TWO TICKETS TO GREECE (15)
★★★☆☆
Girls wanna have fun but have forgotten how in this coming-of-middle age French comedy drama.
It has been two years since electrotherapy technician Blandine (Olivia Cote) separated from her husband. He left her for a woman young enough to be a friend of their 20-year-old son Benjamin (Alexandre Desrousseaux).
The child fears his painfully uptight mother will become a recluse as he prepares to fly the nest. Consequently, Benjamin arranges a secret reunion for his mother and her schooldays best friend, Magalie (Laure Calamy).
They fly to Santorini to experience the dazzling blue waters of the Aegean. A disastrous ferry ride to Amorgos necessitates a detour to the small island of Kerinos, which has no tourist industry besides archaeological tour groups and surfers.
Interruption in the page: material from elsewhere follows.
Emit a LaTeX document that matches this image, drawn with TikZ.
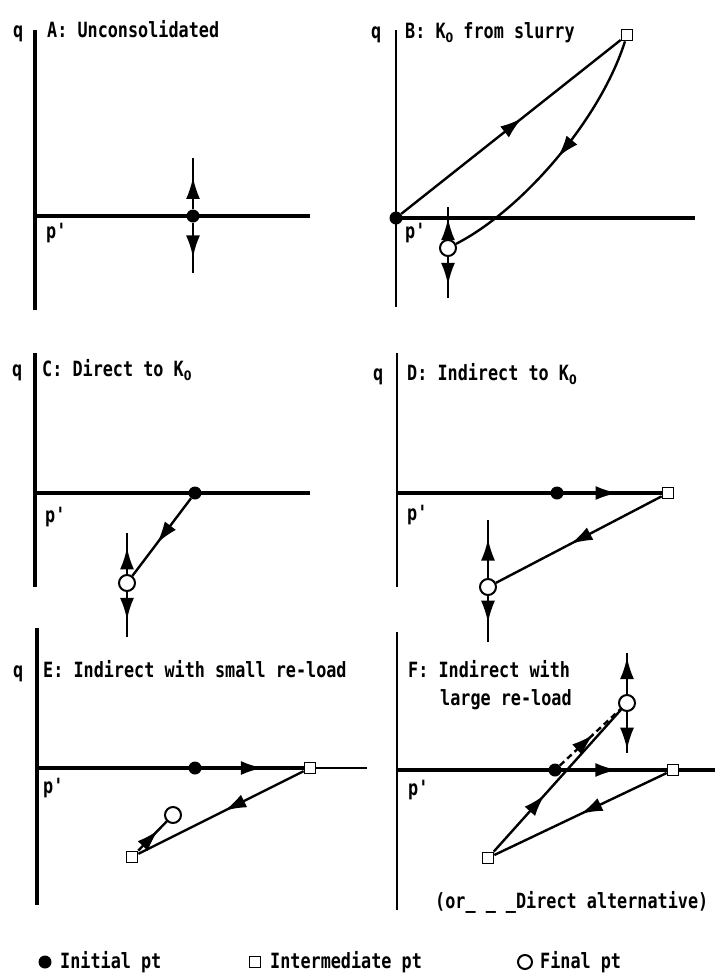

“I came for The Big Blue but I find myself in Point Break,” bitterly complains Blandine.
Narrative detours to islands in the Cyclades, southeast of mainland Greece, sustain a breezy pace and introduce colourful supporting characters to act as peacemakers between the central duo’s inevitable bickering. Kristin Scott Thomas materialises astride a quad bike after an hour as a British aristocrat by birth, nickname Bijou, who rejected a life of privilege in Kent to become a nomadic jewellery maker on Mykonos with an artist lover Dimitris (Panos Koronis).
Two Tickets To Greece offers an all-inclusive package deal of gentle laughter, dewy-eyed reminiscence and empowerment. Calamy and Cote are an appealing double act, the former embracing her firecracker’s casual attitude to full frontal nudity. Writer-director Marc Fitoussi’s tour of self-doubt following a relationship breakdown and trauma does not stray from a well-trodden path but the scenery is consistently gorgeous. Rebirth, reinvention and healing in a sun-baked crucible of civilisation.